Mantaro Case Studies
A consumer electronics manufacturer wanted to simplify one of their handheld wireless pointing devices and reduce its manufacturing cost. Their prototype system was based on a Bluetooth chipset, which consumed significant amounts of power and had a relatively high parts cost per unit. Mantaro was able to replace their Bluetooth-based wireless link with a much cheaper, lower-power RF interface based on a proprietary Texas Instruments / Chipcon CC2500 chipset, without sacrificing range or performance. Along the way, Mantaro also designed a custom printed-circuit omnidirectional antenna, which conformed to the unusual enclosure shape of the hand-held pointing device, and reduced the effective per-unit cost of the antenna to zero. Furthermore, Mantaro designed the corresponding USB adapter, firmware, HID drivers, and algorithms to reduce power usage and prolong battery life. The resulting system is on the market today and was named CES Innovations 2010 Personal Electronics Award Honoree. The range and reliability of the wireless link are some of its main selling points.
A Satellite Communications provider needed a high-speed fiber optic interface between a ground-based beamformer and the processing base station. The customer needed two solutions for different beamformer interfaces. Mantaro developed two different AMC (Advanced Mezzanine Card) modules to fit in an ATCA carrier. The large amount of serial communication (dual 10 gigabit fiber on the front end, dual 4x Serial RapidIO on the backend), as well as the digital signal processing required for the front end, required a total of three Xilinx Virtex5 FPGAs communicating together over additional internal high-speed busses. Mantaro also adapted the MMC (Module Management Controller) firmware to use new temperature and voltage sensors on the card to monitor card performance. Mantaro's design operated within the temperature envelope of the ATCA specification even with three large FPGAs performing large amounts of signal processing.

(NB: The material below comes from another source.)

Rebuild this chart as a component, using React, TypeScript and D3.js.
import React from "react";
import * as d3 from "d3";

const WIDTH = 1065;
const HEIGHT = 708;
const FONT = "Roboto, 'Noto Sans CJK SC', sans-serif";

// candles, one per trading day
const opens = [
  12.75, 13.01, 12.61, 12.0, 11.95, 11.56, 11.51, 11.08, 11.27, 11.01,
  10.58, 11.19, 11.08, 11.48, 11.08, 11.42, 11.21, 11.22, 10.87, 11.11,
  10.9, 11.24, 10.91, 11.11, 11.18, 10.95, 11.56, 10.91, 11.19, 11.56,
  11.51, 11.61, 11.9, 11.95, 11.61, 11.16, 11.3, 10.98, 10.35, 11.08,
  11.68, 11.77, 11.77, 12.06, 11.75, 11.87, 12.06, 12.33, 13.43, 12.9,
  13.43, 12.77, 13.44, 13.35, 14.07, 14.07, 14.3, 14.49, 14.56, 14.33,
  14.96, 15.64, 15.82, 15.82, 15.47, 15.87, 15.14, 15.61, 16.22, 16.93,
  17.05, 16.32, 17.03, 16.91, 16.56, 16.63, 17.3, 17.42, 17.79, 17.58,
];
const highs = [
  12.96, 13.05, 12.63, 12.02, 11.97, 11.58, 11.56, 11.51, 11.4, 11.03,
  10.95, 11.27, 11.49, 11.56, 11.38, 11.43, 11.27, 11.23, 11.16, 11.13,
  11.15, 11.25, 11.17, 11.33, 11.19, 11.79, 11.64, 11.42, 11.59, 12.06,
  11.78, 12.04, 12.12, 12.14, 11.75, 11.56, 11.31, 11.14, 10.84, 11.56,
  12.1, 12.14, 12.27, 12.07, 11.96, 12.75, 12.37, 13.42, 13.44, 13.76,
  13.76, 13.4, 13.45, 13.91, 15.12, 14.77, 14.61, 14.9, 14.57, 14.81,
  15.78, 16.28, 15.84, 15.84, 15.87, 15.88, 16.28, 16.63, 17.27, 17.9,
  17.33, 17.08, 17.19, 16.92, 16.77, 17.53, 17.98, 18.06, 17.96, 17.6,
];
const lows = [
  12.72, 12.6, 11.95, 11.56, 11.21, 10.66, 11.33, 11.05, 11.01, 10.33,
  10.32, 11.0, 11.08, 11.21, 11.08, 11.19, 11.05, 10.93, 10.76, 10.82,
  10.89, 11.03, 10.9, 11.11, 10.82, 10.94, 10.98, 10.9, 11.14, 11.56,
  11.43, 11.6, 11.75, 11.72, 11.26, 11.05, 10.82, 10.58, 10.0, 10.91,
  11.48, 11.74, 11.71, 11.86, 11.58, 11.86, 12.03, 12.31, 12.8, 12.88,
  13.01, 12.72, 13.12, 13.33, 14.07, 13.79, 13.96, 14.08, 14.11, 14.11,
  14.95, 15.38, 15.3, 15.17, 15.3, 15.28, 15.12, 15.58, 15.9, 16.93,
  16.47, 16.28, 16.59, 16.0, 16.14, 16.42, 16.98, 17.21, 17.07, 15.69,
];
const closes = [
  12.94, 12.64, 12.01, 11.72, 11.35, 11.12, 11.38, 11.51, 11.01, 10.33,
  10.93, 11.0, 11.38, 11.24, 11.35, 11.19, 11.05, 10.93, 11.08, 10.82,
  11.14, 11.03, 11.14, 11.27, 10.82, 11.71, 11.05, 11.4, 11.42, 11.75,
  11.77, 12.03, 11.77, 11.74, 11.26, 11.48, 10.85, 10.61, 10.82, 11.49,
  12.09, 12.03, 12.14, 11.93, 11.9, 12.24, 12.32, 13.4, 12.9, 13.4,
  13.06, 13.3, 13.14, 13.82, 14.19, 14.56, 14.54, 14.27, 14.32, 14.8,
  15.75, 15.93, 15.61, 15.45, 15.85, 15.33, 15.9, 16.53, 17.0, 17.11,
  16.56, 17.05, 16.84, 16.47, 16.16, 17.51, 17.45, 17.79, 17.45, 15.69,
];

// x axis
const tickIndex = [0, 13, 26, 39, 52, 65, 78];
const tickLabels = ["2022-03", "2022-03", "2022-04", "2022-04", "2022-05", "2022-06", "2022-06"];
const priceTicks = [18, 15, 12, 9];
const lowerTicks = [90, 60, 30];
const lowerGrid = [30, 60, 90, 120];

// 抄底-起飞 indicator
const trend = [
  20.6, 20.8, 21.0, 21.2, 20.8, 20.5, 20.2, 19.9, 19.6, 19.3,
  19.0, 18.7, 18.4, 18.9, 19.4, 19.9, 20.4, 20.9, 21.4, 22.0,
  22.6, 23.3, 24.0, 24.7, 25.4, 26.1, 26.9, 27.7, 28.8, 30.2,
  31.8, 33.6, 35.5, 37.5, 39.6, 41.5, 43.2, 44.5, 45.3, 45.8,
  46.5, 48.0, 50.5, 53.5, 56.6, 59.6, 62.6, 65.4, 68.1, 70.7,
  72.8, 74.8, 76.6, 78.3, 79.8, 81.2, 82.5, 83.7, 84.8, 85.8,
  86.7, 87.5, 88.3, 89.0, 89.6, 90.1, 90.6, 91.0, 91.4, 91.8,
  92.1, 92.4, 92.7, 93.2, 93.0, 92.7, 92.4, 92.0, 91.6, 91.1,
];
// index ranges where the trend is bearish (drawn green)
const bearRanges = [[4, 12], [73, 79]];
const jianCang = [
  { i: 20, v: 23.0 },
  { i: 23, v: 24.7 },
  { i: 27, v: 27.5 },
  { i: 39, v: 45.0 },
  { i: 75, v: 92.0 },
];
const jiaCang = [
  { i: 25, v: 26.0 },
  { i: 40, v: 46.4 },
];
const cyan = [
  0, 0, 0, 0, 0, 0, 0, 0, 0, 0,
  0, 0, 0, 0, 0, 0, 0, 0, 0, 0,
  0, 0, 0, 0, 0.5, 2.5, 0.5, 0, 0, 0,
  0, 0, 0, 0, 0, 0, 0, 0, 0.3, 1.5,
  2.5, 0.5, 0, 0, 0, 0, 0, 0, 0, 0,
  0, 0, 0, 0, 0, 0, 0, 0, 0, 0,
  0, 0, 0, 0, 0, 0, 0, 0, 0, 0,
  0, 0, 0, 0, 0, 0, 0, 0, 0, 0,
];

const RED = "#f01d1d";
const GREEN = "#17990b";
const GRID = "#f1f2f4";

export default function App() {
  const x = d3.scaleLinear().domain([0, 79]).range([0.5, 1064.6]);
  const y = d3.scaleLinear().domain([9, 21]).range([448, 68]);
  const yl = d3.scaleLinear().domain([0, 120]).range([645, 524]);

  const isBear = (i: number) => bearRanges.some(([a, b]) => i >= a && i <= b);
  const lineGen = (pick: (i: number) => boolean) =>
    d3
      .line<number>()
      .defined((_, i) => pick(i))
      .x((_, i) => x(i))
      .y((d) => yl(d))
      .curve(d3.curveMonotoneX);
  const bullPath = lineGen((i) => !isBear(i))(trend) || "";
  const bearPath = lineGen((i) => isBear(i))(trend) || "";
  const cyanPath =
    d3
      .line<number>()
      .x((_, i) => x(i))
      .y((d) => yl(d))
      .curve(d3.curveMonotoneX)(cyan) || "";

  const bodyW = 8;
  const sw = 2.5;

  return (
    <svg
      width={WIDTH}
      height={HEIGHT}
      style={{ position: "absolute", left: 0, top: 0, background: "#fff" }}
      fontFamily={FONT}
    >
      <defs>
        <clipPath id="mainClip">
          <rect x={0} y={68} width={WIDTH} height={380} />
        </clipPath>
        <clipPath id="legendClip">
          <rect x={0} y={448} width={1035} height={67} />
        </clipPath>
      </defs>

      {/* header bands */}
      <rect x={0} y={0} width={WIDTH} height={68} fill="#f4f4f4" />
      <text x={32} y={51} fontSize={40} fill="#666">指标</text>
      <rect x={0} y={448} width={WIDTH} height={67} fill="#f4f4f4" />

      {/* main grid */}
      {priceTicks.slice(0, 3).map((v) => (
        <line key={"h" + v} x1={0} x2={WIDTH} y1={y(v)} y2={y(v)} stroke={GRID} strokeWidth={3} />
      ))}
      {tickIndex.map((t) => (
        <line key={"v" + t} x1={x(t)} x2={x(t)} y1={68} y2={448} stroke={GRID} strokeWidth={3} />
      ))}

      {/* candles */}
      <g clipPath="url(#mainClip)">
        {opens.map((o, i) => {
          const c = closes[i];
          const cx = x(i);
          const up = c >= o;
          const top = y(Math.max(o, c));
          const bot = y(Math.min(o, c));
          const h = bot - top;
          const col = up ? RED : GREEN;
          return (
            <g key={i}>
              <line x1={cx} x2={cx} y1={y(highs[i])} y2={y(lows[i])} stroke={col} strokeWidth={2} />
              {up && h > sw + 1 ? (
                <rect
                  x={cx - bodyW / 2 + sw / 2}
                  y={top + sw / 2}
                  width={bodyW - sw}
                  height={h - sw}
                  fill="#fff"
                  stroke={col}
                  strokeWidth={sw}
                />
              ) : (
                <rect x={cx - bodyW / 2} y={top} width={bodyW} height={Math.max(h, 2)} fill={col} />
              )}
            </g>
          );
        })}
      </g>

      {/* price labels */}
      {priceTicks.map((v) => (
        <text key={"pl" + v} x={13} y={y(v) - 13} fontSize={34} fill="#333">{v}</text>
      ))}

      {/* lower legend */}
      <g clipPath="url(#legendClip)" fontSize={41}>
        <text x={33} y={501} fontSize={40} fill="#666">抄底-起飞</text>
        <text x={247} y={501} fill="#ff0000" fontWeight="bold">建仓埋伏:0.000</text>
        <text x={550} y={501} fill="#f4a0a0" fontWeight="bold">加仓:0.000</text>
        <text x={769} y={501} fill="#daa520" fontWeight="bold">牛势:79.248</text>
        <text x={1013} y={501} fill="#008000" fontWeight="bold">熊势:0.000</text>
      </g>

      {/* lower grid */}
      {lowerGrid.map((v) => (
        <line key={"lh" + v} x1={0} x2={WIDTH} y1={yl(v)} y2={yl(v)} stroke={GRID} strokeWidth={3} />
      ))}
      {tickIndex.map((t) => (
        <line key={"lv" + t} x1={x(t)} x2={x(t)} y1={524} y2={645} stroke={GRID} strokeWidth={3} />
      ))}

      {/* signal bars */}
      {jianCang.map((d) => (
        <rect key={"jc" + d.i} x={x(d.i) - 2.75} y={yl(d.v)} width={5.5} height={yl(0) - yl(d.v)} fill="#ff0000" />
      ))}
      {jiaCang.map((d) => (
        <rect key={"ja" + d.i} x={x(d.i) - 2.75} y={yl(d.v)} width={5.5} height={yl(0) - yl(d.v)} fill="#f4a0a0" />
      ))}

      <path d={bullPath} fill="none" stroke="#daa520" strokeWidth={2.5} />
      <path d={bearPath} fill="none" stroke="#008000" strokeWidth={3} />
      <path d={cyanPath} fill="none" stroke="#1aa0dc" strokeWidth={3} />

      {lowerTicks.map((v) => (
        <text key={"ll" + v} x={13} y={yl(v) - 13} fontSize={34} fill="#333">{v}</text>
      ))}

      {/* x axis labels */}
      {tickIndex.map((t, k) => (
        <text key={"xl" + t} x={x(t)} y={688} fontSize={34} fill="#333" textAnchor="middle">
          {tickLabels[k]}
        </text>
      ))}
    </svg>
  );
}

A US Manufacturer had an aging, obsolete control system which had become increasingly expensive to maintain. A proof of concept project had been completed in middle of the decade which proved the viability of upgrading to a newer hardware standard and modern operating system. The proof of concept was too unstable and lacked maintainability. Key requirements for the system were to operate 24/7/365, zero crashes for a three month period minimum, and a cold start to operational state in "significantly" less time than the 15 minutes required by the legacy system. Mantaro reviewed the initial proof of concept architecture and a recommendation was given, and accepted, to pursue a different system, built around the National Instruments Real Time PXI product. Development challenges included limited or no documentation, ease of transfer of control between legacy and upgrade systems, ensure outputs of either system could not "cross control" the output signals simultaneously, and manage the industrial signals for safety and fidelity. The upgraded system ended up costing less than 50% of the proof of concept, was vastly improved in reliability (zero crashes or lockups achieved), and constructed to maximize maintainability and minimize technician troubleshooting time. A monitoring system was implemented to ensure the legacy and upgraded outputs were amplitude and timing matched, without cross interference. The tools utilized by Mantaro's software development team were adopted and adapted as a key monitoring and analysis tool. This allowed the clients engineering and automation team to more easily refine and tune the control system to maximize uptime, system response, and reliability. Additionally, the tools performance were sufficient to allow the removal of a secondary data network, saving an additional 10% hardware cost, and eliminating significant development work. For more information please view the full case study titled Porting a Legacy Control System to a PXI Platform Running the NI LabWindows/CVI Real-Time Module.
An elevator control systems provider was faced with the challenge to reduce the cost of their PLC based elevator control systems. By transitioning the hardware from a PLC based architecture to a Microchip PIC32 based architecture, the client could offer new features while greatly reducing the cost of the product. The client engaged Mantaro due to Mantaro’s extensive knowledge of real-time operating systems and embedded software. Mantaro engineers first developed a requirements document for a board support package (BSP) that would include drivers and other libraries on which they could build their application. This board support package supported such features as FreeRTOS integration, TCP/IP stack, USB support and drivers for the following: I2C bus, SPI bus, UART, Real-Time Clock and GPIO. Mantaro successfully completed the code and documentation for this BSP and have developed a foundation on which their legacy application code can be ported to.
A company with expertise in designing RF radios approached Mantaro to help develop a Point-to-Point wireless system based on their 70-80 GHz Radio design. The goal of the product was to provide a 99.999% error free, reliable Point-to-Point wireless link at a range of 1 mile, complete with remote monitoring capabilities. Mantaro architected a design from the ground up around the existing radio design to achieve the client’s requirements. Mantaro fully developed the telecommunications interface and baseband hardware, embedded software, and higher level software apps necessary to configure, operate, and maintain the link. Management of the radio was accomplished via SNMP and a GUI tool for monitoring, and desktop PC applications for configuring. This radio system is currently offered as a networking solution for service providers that require 1 Gbps bandwidth in a Point-to-Point wireless configuration.